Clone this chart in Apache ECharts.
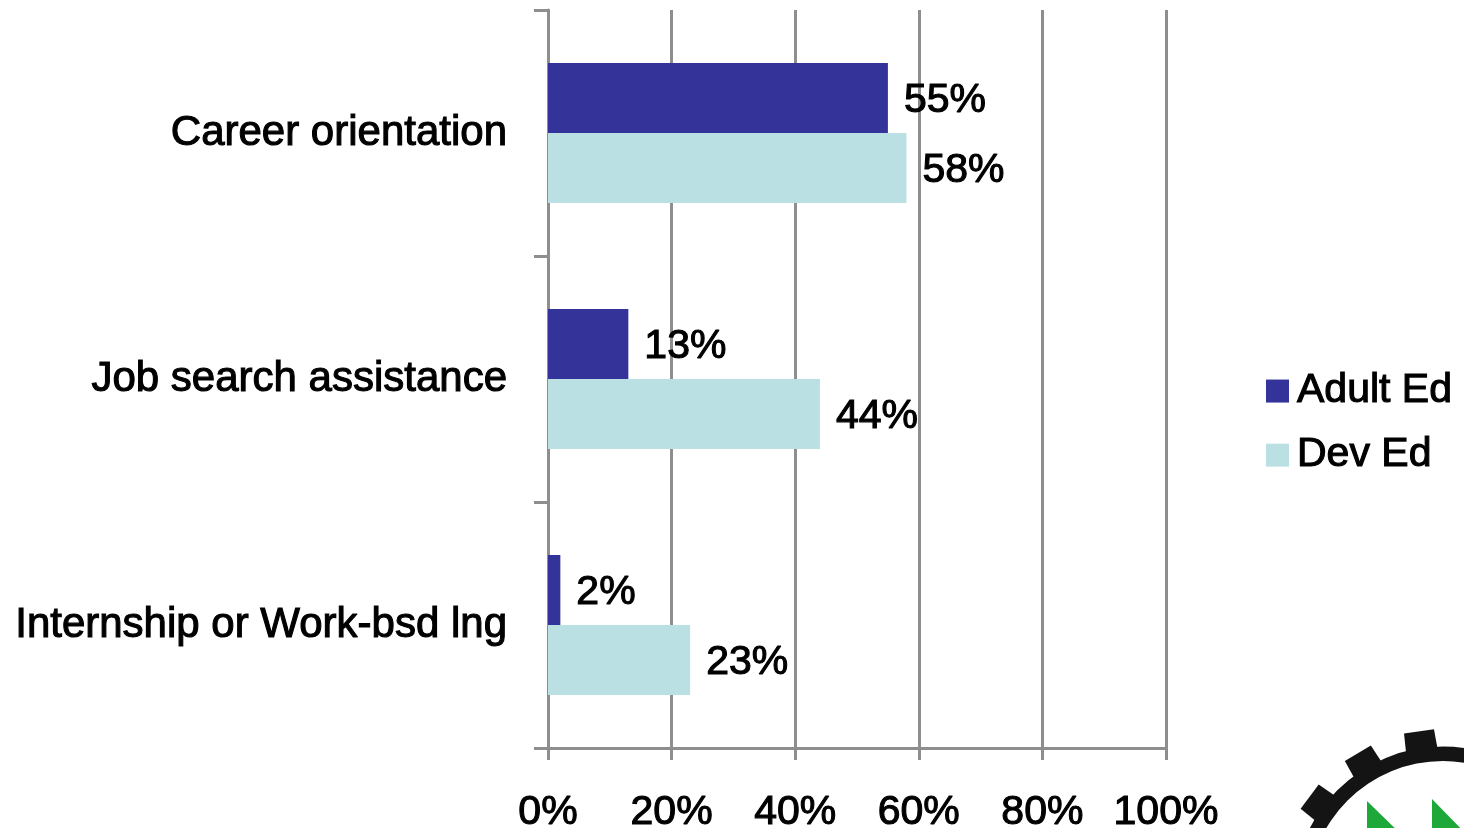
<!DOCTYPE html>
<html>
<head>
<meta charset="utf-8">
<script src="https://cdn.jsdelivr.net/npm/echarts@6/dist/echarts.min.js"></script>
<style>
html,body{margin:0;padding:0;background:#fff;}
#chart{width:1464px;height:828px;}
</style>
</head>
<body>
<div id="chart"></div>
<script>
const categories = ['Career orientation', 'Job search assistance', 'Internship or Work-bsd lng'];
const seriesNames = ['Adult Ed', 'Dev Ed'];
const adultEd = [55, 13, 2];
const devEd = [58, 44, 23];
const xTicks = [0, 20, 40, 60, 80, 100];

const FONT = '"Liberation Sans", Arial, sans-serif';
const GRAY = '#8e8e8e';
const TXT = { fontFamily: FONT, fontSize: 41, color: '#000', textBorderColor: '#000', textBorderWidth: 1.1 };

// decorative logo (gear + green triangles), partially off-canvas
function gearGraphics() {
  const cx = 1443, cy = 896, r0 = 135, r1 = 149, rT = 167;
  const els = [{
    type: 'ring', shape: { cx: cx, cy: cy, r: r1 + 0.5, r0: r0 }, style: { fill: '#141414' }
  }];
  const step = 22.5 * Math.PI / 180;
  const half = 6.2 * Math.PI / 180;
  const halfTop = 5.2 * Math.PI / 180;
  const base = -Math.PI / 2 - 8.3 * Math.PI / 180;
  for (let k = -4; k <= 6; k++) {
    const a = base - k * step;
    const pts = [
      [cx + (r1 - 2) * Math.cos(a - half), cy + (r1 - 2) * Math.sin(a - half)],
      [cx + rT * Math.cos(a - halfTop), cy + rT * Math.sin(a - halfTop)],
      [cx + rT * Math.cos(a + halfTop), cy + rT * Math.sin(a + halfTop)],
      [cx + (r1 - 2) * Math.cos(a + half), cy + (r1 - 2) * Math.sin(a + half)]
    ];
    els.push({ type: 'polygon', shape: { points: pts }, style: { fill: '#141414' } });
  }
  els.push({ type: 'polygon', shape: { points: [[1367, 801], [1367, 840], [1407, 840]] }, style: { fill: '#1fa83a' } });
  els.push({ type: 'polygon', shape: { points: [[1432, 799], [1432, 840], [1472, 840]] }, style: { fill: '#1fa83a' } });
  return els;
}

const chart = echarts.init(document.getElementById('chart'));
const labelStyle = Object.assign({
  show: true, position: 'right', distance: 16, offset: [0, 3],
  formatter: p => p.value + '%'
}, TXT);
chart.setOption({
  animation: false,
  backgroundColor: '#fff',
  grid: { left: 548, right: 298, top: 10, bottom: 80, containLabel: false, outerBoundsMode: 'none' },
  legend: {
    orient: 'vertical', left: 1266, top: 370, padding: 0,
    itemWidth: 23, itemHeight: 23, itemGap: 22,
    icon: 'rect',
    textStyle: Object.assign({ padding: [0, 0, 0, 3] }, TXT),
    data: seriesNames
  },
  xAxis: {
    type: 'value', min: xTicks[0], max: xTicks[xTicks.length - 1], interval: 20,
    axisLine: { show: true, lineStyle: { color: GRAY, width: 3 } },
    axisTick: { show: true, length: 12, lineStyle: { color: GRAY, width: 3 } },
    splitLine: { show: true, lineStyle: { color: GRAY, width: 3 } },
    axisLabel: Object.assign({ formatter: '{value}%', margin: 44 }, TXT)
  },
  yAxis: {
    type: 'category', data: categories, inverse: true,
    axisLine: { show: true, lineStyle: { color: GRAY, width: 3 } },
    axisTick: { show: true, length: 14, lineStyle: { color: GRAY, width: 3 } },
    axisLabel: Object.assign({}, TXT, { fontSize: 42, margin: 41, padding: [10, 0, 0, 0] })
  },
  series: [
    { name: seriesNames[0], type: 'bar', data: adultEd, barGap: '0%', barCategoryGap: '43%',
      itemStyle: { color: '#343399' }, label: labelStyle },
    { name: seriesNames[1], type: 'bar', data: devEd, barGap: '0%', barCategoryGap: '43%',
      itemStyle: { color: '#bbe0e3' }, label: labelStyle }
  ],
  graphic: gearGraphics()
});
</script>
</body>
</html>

EXERCISE DETAILS:
Give again exactly the lines running from the beginning of the material above through the line that contains "textBorderColor: '#000', textBorderWidth: 1.1", and leave out every picture.

EXERCISE OUTPUT:
Clone this chart in Apache ECharts.
<!DOCTYPE html>
<html>
<head>
<meta charset="utf-8">
<script src="https://cdn.jsdelivr.net/npm/echarts@6/dist/echarts.min.js"></script>
<style>
html,body{margin:0;padding:0;background:#fff;}
#chart{width:1464px;height:828px;}
</style>
</head>
<body>
<div id="chart"></div>
<script>
const categories = ['Career orientation', 'Job search assistance', 'Internship or Work-bsd lng'];
const seriesNames = ['Adult Ed', 'Dev Ed'];
const adultEd = [55, 13, 2];
const devEd = [58, 44, 23];
const xTicks = [0, 20, 40, 60, 80, 100];

const FONT = '"Liberation Sans", Arial, sans-serif';
const GRAY = '#8e8e8e';
const TXT = { fontFamily: FONT, fontSize: 41, color: '#000', textBorderColor: '#000', textBorderWidth: 1.1 };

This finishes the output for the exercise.